Republicans name their House leaders but struggle with other issues

ANCHORAGE (KTUU) — The new Republican majority in the Alaska House of Representatives displayed itself and its leaders in Anchorage Wednesday, but the incoming speaker said the caucus was still “under construction” and unsettled.

David Talerico, a Republican from Healy, announced himself as the new speaker at a news conference at the Associated General Contractors office in Anchorage, a place with a big conference room that has traditionally hosted Republican Senate and House majorities.

While Talerico said that all 21 members of the caucus were present at AGC, including himself, the number arrayed behind him was short a lawmaker — Rep. David Eastman, R-Wasilla, an economic libertarian who has opposed his own party as well as Democrats. A member of the caucus said Eastman was on the phone in another room, but his absence was notable. As a leading opponent of binding caucuses, was Eastman making a point? One reporter was ushered from the room with Eastman and couldn’t ask.

Talerico said it wasn’t clear yet whether caucus rules would require members would be bound to vote for the state’s budget — the usual price of entry for a caucus and a way for leaders to keep recalcitrant members in line.

“You know, we’re actually in the discussions on that,” Talerico said. “We’re working on that as we’re going along. What we are right now — we’re a caucus in construction.”

The House actually has 23 elected Republicans, but two others were missing — Reps. Gabrielle LeDoux of Anchorage and Louise Stutes of Kodiak, who both joined a caucus under Democrats in the previous Legislature. Talerico said no one asked LeDoux to join — she’s been a pariah in her own party, which helped a Republican write-in campaign — but Stutes is another matter.

Sounding hesitant, Talerico said an invitation to participate in the caucus formation was extended to Stutes like to other Republicans, but she never responded.

“Rep. Stutes is actually in Kodiak — I do believe I was told that she is in Kodiak and uh, um, we had extended an invitation to her as well,” Talerico said.

The House majority, if it holds, gives Republicans in Alaska a “trifecta” — control of both houses of the Legislature and the governor’s office, which was won Tuesday by Mike Dunleavy.

Alaska is bucking a trend. According to the national nonprofit Ballotpedia, Republican trifectas are in decline around the country while Democratic ones are on the rise. Ballotpedia says Republicans had a net loss of four trifectas in Tuesday’s U.S. elections while Democrats gained six.

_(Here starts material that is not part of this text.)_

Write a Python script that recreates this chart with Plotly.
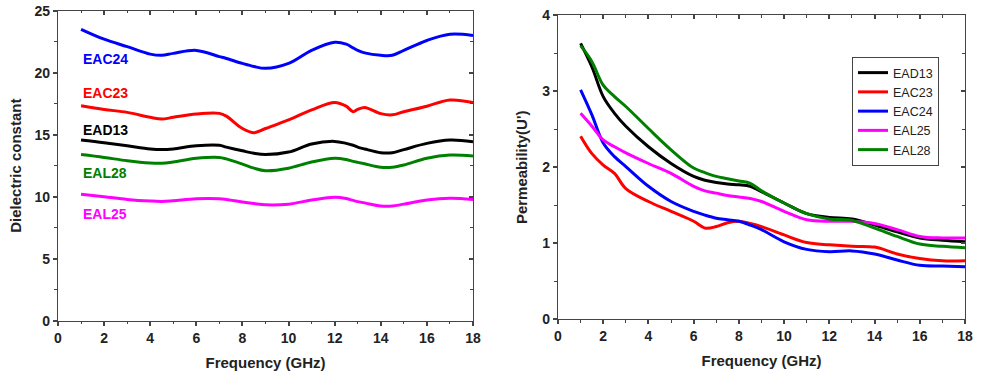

Besides Talerico, the other members of the House Republican leadership announced Wednesday are Chuck Kopp of Anchorage as House Majority leader; Lance Pruitt of Anchorage and Tammie Wilson of North Pole as co-chairs of the House Finance Committee; and Cathy Tilton of Wasilla as chair of the House Rules Committee.

Senate Republicans are due to meet Wednesday even though one big race in Fairbanks, between Republican Pete Kelly and Democrat Scott Kawasaki, was undecided. Kelly, the Senate president, leads that race by 11 votes.

Republicans currently rule the Senate and the Kelly-Kawasaki race would leave the body with a 14-6 or 13-7 split, depending on who wins. Even though its Republican numbers look strong, the Senate has a similar problem as the House, with two Republicans from the Matanuska-Susitna Borough, Mike Shower and Shelley Hughes, unwilling — at least last session — to be bound on the budget.